*Goal of the exercise:* Repeat the material below exactly, with no pictures.

## START Dataset section

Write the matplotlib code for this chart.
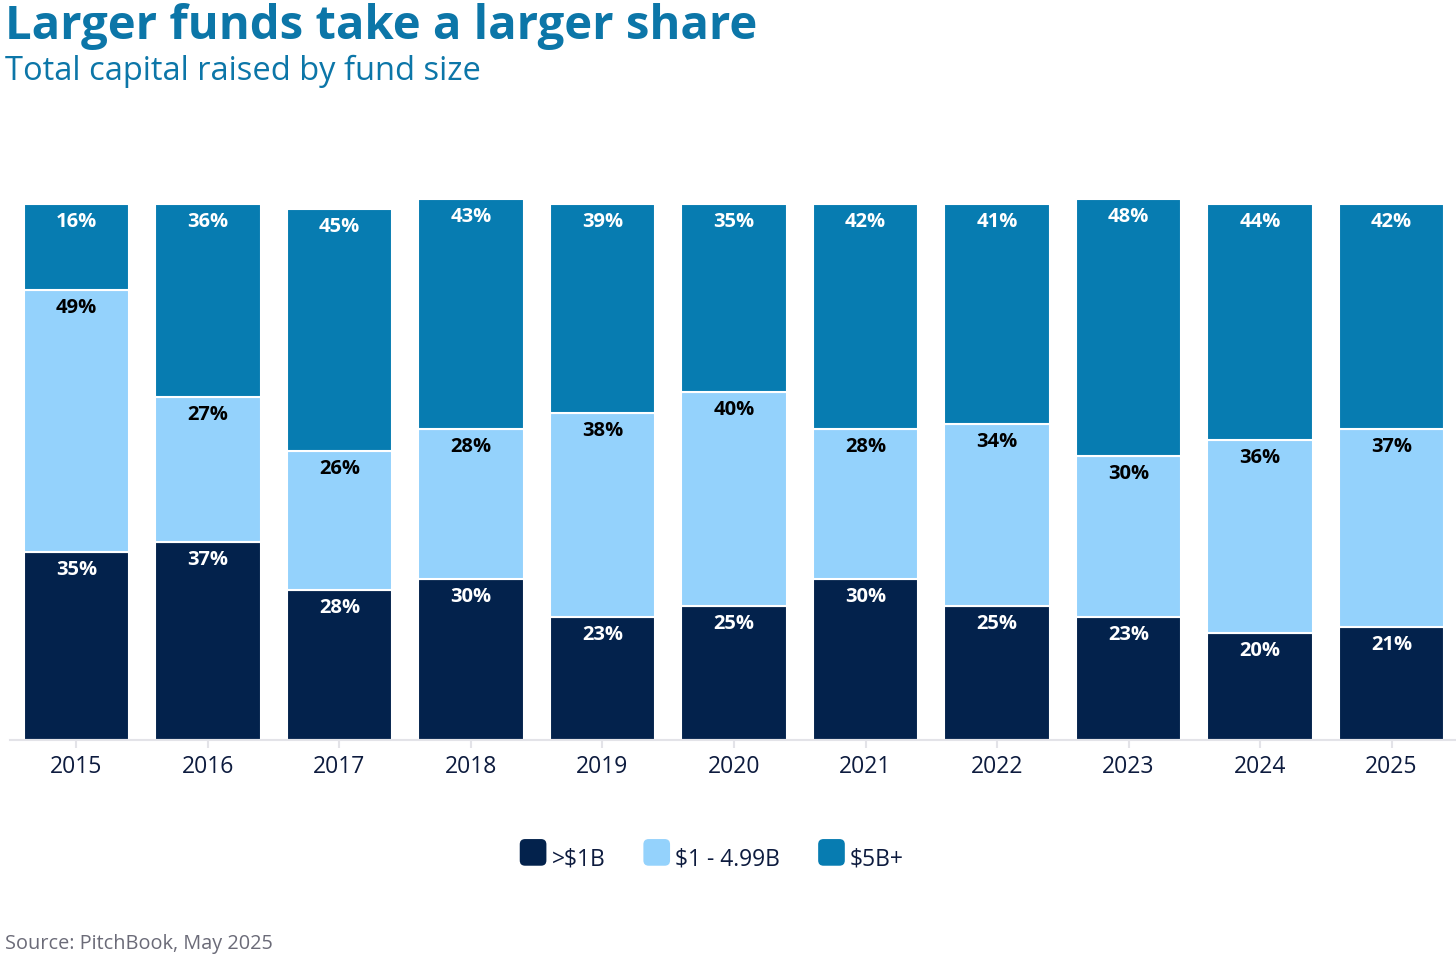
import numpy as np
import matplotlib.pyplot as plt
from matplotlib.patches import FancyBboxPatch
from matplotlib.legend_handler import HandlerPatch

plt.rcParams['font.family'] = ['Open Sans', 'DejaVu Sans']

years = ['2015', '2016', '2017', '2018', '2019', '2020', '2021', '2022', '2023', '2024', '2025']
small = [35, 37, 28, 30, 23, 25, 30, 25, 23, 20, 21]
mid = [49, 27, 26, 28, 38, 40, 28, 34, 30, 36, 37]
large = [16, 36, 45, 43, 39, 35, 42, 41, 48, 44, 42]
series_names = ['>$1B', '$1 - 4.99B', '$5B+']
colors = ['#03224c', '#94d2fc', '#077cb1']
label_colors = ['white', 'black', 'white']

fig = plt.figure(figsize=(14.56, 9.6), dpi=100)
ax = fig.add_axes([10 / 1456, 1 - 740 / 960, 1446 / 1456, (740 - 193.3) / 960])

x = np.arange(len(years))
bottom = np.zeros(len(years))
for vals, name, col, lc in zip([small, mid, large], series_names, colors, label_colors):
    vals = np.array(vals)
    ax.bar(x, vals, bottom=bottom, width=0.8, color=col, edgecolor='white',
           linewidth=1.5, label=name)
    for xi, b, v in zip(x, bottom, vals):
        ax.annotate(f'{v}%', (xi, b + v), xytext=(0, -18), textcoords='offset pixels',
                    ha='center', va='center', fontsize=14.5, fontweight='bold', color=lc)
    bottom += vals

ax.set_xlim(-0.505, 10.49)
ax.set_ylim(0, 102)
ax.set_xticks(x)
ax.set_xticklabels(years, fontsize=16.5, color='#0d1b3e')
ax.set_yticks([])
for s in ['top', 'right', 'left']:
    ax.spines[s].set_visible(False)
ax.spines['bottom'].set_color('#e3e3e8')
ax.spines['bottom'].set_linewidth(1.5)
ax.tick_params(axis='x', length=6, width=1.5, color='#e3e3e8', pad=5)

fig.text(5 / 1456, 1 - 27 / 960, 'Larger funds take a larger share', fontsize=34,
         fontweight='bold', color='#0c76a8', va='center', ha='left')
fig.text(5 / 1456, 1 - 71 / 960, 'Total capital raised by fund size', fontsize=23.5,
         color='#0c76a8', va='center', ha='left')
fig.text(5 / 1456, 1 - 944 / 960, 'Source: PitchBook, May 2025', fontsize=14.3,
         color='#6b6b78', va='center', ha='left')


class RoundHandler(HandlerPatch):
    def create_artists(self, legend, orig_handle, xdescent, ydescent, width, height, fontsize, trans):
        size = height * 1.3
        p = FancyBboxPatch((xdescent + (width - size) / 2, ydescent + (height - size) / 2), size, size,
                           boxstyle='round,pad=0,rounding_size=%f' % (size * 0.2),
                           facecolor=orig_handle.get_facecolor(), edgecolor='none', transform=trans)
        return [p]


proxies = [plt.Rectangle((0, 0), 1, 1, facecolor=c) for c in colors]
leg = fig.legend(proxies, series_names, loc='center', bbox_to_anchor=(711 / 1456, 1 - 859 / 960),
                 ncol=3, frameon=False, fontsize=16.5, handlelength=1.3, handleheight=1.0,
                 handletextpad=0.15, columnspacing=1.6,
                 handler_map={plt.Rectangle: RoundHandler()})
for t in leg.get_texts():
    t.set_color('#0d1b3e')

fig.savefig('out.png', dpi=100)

## END Dataset section

*Finished exercise:*
Write the matplotlib code for this chart.
import numpy as np
import matplotlib.pyplot as plt
from matplotlib.patches import FancyBboxPatch
from matplotlib.legend_handler import HandlerPatch

plt.rcParams['font.family'] = ['Open Sans', 'DejaVu Sans']

years = ['2015', '2016', '2017', '2018', '2019', '2020', '2021', '2022', '2023', '2024', '2025']
small = [35, 37, 28, 30, 23, 25, 30, 25, 23, 20, 21]
mid = [49, 27, 26, 28, 38, 40, 28, 34, 30, 36, 37]
large = [16, 36, 45, 43, 39, 35, 42, 41, 48, 44, 42]
series_names = ['>$1B', '$1 - 4.99B', '$5B+']
colors = ['#03224c', '#94d2fc', '#077cb1']
label_colors = ['white', 'black', 'white']

fig = plt.figure(figsize=(14.56, 9.6), dpi=100)
ax = fig.add_axes([10 / 1456, 1 - 740 / 960, 1446 / 1456, (740 - 193.3) / 960])

x = np.arange(len(years))
bottom = np.zeros(len(years))
for vals, name, col, lc in zip([small, mid, large], series_names, colors, label_colors):
    vals = np.array(vals)
    ax.bar(x, vals, bottom=bottom, width=0.8, color=col, edgecolor='white',
           linewidth=1.5, label=name)
    for xi, b, v in zip(x, bottom, vals):
        ax.annotate(f'{v}%', (xi, b + v), xytext=(0, -18), textcoords='offset pixels',
                    ha='center', va='center', fontsize=14.5, fontweight='bold', color=lc)
    bottom += vals

ax.set_xlim(-0.505, 10.49)
ax.set_ylim(0, 102)
ax.set_xticks(x)
ax.set_xticklabels(years, fontsize=16.5, color='#0d1b3e')
ax.set_yticks([])
for s in ['top', 'right', 'left']:
    ax.spines[s].set_visible(False)
ax.spines['bottom'].set_color('#e3e3e8')
ax.spines['bottom'].set_linewidth(1.5)
ax.tick_params(axis='x', length=6, width=1.5, color='#e3e3e8', pad=5)

fig.text(5 / 1456, 1 - 27 / 960, 'Larger funds take a larger share', fontsize=34,
         fontweight='bold', color='#0c76a8', va='center', ha='left')
fig.text(5 / 1456, 1 - 71 / 960, 'Total capital raised by fund size', fontsize=23.5,
         color='#0c76a8', va='center', ha='left')
fig.text(5 / 1456, 1 - 944 / 960, 'Source: PitchBook, May 2025', fontsize=14.3,
         color='#6b6b78', va='center', ha='left')


class RoundHandler(HandlerPatch):
    def create_artists(self, legend, orig_handle, xdescent, ydescent, width, height, fontsize, trans):
        size = height * 1.3
        p = FancyBboxPatch((xdescent + (width - size) / 2, ydescent + (height - size) / 2), size, size,
                           boxstyle='round,pad=0,rounding_size=%f' % (size * 0.2),
                           facecolor=orig_handle.get_facecolor(), edgecolor='none', transform=trans)
        return [p]


proxies = [plt.Rectangle((0, 0), 1, 1, facecolor=c) for c in colors]
leg = fig.legend(proxies, series_names, loc='center', bbox_to_anchor=(711 / 1456, 1 - 859 / 960),
                 ncol=3, frameon=False, fontsize=16.5, handlelength=1.3, handleheight=1.0,
                 handletextpad=0.15, columnspacing=1.6,
                 handler_map={plt.Rectangle: RoundHandler()})
for t in leg.get_texts():
    t.set_color('#0d1b3e')

fig.savefig('out.png', dpi=100)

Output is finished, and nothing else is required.